6. The release liner according to claim 5, wherein the release liner has a heat-resistant temperature not less than 180° C., and after the release liner passes the tensile test, no interlayer peeling occurs between the two resin release layers and the resin base layer.

7. A method for producing a release liner, comprising: implementing a masterbatch preparation step, including: using a twin-screw granulator to melt and knead a non-polar resin material and a polar resin material, and then form a plurality of release resin masterbatches; andimplementing a film forming step, including: co-extruding the plurality of release resin masterbatches and a resin base material through a co-extrusion technology to form two resin release layers and a resin base layer at the same time; wherein the resin base layer is formed by the resin base material, and the two resin release layers are respectively formed by the plurality of the release resin masterbatches;wherein the resin base layer has two surfaces opposite to each other, the two resin release layers are respectively formed on the two surfaces of the resin base layer; wherein in each of the resin release layers, the polar resin material is dispersed in the non-polar resin material in a form of a plurality of granules, an average particle size of the polar resin material ranges from 0.1 μm to 10 μm, and a content range of the polar resin material in the resin release layer ranges from 10 wt % to 50 wt %, so that a surface roughness (Ra) of the resin release layer ranges from 0.1 μm to 10 μm.
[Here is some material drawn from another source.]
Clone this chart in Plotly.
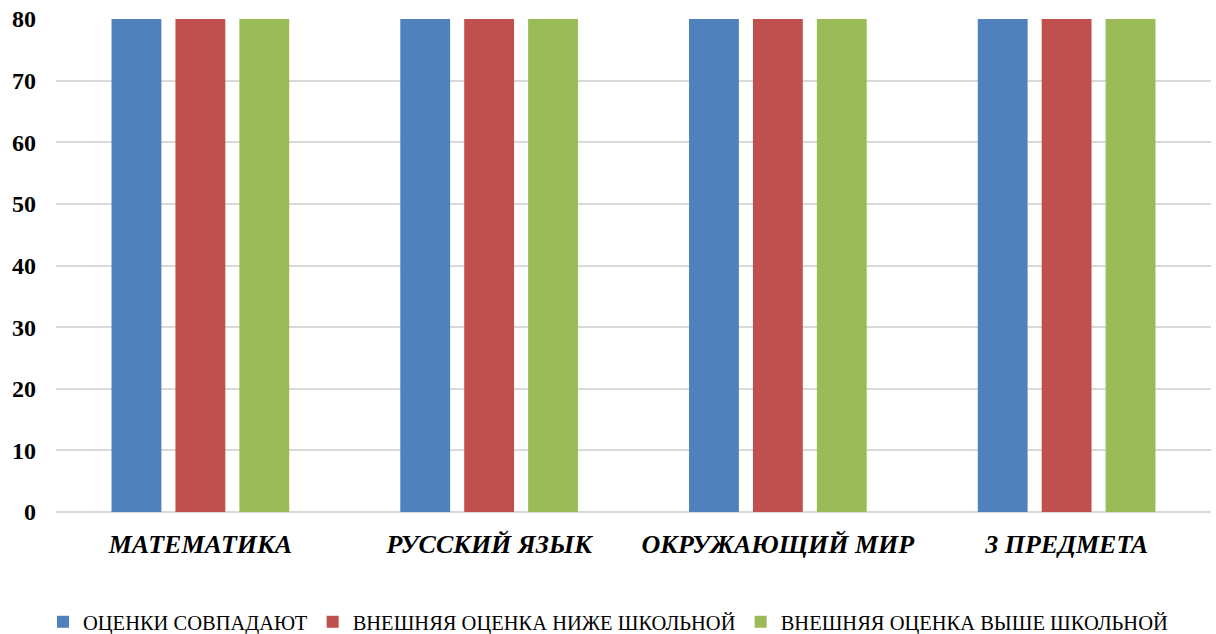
import plotly.graph_objects as go

categories = ["МАТЕМАТИКА", "РУССКИЙ ЯЗЫК", "ОКРУЖАЮЩИЙ МИР", "3 ПРЕДМЕТА"]
series_names = ["ОЦЕНКИ СОВПАДАЮТ", "ВНЕШНЯЯ ОЦЕНКА НИЖЕ ШКОЛЬНОЙ", "ВНЕШНЯЯ ОЦЕНКА ВЫШЕ ШКОЛЬНОЙ"]
match_vals = [80, 80, 80, 80]
lower_vals = [80, 80, 80, 80]
higher_vals = [80, 80, 80, 80]
colors = ["#4F81BD", "#C0504D", "#9BBB59"]
y_ticks = [0, 10, 20, 30, 40, 50, 60, 70, 80]

SERIF = "'Times New Roman', 'Liberation Serif', 'DejaVu Serif', serif"

fig = go.Figure()
for name, vals, col in zip(series_names, [match_vals, lower_vals, higher_vals], colors):
    fig.add_trace(go.Bar(x=categories, y=vals, name=name, marker_color=col,
                         marker_line_width=0))

fig.update_layout(
    width=1216, height=634,
    paper_bgcolor="white", plot_bgcolor="white",
    margin=dict(l=56, r=5, t=19, b=122, autoexpand=False),
    barmode="group", bargap=0.336, bargroupgap=0.22,
    font=dict(family=SERIF, color="black"),
    legend=dict(orientation="h", x=0.5, xanchor="center", xref="container",
                y=0.019, yanchor="middle", yref="container",
                font=dict(size=20.5, family=SERIF), itemwidth=30,
                traceorder="normal"),
    showlegend=True,
)
fig.update_xaxes(tickfont=dict(size=26, family=SERIF, weight="bold", style="italic"),
                 showline=False, ticks="", showgrid=False, automargin=False,
                 ticklabelstandoff=14)
fig.update_yaxes(range=[0, 80], tickvals=y_ticks, showgrid=True, gridcolor="#d9d9d9", gridwidth=1.5,
                 zeroline=True, zerolinecolor="#d9d9d9", zerolinewidth=1.5,
                 tickfont=dict(size=24, family=SERIF, weight="bold"),
                 ticklabelstandoff=19, showline=False, ticks="", automargin=False)
fig.write_html("out.html", config={"displayModeBar": False},
               post_script="document.body.style.margin='0';document.body.style.overflow='hidden';")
8. The method according to claim 7, wherein a surface of the non-polar resin material has a first dyne value, and a surface of the polar resin material has a second dyne value; wherein the first dyne value is not greater than 31, the second dyne value is not less than 31, and an absolute value of a difference between the first dyne value and the second dyne value is not less than 4.

9. The method according to claim 7, wherein a material of the resin base layer is at least one of polyethylene (PE) and polypropylene (PP); wherein in each of the resin release layers, the non-polar resin material is at least one of polyethylene and polypropylene, and the polar resin material is at least one of polyester (PET), polyurethane (PU), and thermoplastic polyurethane (TPU).

10. The method according to claim 7, wherein the resin base layer has a thickness between 50 μm and 300 μm, and each of the resin release layers has a thickness between 1 μm and 50 μm; wherein a thickness ratio of one of the resin release layers, the resin base layer, and another one of the resin release layers is between 1:12:1 and 1:7:1.